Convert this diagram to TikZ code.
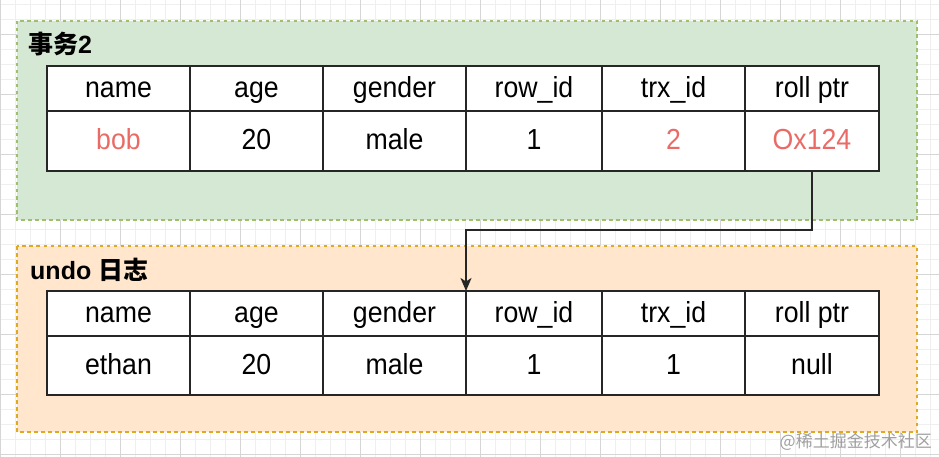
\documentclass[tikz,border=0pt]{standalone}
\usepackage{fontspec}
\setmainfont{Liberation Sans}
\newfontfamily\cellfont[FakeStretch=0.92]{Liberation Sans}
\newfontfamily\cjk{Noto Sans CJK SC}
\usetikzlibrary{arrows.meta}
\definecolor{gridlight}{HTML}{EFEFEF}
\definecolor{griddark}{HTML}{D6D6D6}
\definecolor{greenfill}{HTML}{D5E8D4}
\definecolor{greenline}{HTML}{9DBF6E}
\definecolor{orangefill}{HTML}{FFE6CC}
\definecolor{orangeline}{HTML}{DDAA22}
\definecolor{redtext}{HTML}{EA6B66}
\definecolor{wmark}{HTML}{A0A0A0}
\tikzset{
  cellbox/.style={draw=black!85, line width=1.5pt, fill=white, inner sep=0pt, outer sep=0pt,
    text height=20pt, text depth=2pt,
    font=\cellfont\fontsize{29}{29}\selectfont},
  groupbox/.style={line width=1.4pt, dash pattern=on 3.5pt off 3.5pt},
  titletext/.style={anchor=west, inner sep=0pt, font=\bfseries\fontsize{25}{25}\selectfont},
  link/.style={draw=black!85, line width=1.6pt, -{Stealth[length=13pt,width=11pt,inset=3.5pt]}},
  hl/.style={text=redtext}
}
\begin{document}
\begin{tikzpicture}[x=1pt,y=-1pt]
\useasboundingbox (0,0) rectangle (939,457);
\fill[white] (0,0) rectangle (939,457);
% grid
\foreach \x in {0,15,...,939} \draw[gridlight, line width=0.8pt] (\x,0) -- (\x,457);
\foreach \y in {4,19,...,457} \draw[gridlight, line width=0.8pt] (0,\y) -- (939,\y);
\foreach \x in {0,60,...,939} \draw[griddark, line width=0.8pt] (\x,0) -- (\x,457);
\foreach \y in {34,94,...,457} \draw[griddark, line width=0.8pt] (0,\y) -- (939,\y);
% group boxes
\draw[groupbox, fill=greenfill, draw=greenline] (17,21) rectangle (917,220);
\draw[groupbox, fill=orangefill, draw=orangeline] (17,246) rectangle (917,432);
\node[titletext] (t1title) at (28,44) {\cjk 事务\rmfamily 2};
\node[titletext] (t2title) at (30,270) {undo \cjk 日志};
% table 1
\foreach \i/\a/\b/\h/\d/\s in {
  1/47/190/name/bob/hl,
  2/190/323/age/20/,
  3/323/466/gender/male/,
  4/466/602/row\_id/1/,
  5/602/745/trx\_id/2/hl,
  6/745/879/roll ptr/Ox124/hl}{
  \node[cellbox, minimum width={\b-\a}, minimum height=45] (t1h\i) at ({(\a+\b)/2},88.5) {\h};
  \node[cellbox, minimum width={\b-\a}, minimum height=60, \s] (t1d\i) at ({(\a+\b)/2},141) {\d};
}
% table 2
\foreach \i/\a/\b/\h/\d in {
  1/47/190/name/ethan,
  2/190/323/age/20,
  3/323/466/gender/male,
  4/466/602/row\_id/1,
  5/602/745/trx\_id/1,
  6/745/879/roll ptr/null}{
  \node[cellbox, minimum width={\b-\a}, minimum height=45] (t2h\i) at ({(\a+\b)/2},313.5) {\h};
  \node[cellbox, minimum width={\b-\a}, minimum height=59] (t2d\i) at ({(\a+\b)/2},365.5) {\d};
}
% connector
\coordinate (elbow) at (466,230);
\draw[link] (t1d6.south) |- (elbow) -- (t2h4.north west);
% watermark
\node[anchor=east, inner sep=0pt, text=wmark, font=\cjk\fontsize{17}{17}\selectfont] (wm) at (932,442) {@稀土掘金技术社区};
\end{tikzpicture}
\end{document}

==========

* _GOAL_
Output an exact copy of the material, with the pictures removed.

* _SOLVED PROBLEM_
Convert this diagram to TikZ code.
\documentclass[tikz,border=0pt]{standalone}
\usepackage{fontspec}
\setmainfont{Liberation Sans}
\newfontfamily\cellfont[FakeStretch=0.92]{Liberation Sans}
\newfontfamily\cjk{Noto Sans CJK SC}
\usetikzlibrary{arrows.meta}
\definecolor{gridlight}{HTML}{EFEFEF}
\definecolor{griddark}{HTML}{D6D6D6}
\definecolor{greenfill}{HTML}{D5E8D4}
\definecolor{greenline}{HTML}{9DBF6E}
\definecolor{orangefill}{HTML}{FFE6CC}
\definecolor{orangeline}{HTML}{DDAA22}
\definecolor{redtext}{HTML}{EA6B66}
\definecolor{wmark}{HTML}{A0A0A0}
\tikzset{
  cellbox/.style={draw=black!85, line width=1.5pt, fill=white, inner sep=0pt, outer sep=0pt,
    text height=20pt, text depth=2pt,
    font=\cellfont\fontsize{29}{29}\selectfont},
  groupbox/.style={line width=1.4pt, dash pattern=on 3.5pt off 3.5pt},
  titletext/.style={anchor=west, inner sep=0pt, font=\bfseries\fontsize{25}{25}\selectfont},
  link/.style={draw=black!85, line width=1.6pt, -{Stealth[length=13pt,width=11pt,inset=3.5pt]}},
  hl/.style={text=redtext}
}
\begin{document}
\begin{tikzpicture}[x=1pt,y=-1pt]
\useasboundingbox (0,0) rectangle (939,457);
\fill[white] (0,0) rectangle (939,457);
% grid
\foreach \x in {0,15,...,939} \draw[gridlight, line width=0.8pt] (\x,0) -- (\x,457);
\foreach \y in {4,19,...,457} \draw[gridlight, line width=0.8pt] (0,\y) -- (939,\y);
\foreach \x in {0,60,...,939} \draw[griddark, line width=0.8pt] (\x,0) -- (\x,457);
\foreach \y in {34,94,...,457} \draw[griddark, line width=0.8pt] (0,\y) -- (939,\y);
% group boxes
\draw[groupbox, fill=greenfill, draw=greenline] (17,21) rectangle (917,220);
\draw[groupbox, fill=orangefill, draw=orangeline] (17,246) rectangle (917,432);
\node[titletext] (t1title) at (28,44) {\cjk 事务\rmfamily 2};
\node[titletext] (t2title) at (30,270) {undo \cjk 日志};
% table 1
\foreach \i/\a/\b/\h/\d/\s in {
  1/47/190/name/bob/hl,
  2/190/323/age/20/,
  3/323/466/gender/male/,
  4/466/602/row\_id/1/,
  5/602/745/trx\_id/2/hl,
  6/745/879/roll ptr/Ox124/hl}{
  \node[cellbox, minimum width={\b-\a}, minimum height=45] (t1h\i) at ({(\a+\b)/2},88.5) {\h};
  \node[cellbox, minimum width={\b-\a}, minimum height=60, \s] (t1d\i) at ({(\a+\b)/2},141) {\d};
}
% table 2
\foreach \i/\a/\b/\h/\d in {
  1/47/190/name/ethan,
  2/190/323/age/20,
  3/323/466/gender/male,
  4/466/602/row\_id/1,
  5/602/745/trx\_id/1,
  6/745/879/roll ptr/null}{
  \node[cellbox, minimum width={\b-\a}, minimum height=45] (t2h\i) at ({(\a+\b)/2},313.5) {\h};
  \node[cellbox, minimum width={\b-\a}, minimum height=59] (t2d\i) at ({(\a+\b)/2},365.5) {\d};
}
% connector
\coordinate (elbow) at (466,230);
\draw[link] (t1d6.south) |- (elbow) -- (t2h4.north west);
% watermark
\node[anchor=east, inner sep=0pt, text=wmark, font=\cjk\fontsize{17}{17}\selectfont] (wm) at (932,442) {@稀土掘金技术社区};
\end{tikzpicture}
\end{document}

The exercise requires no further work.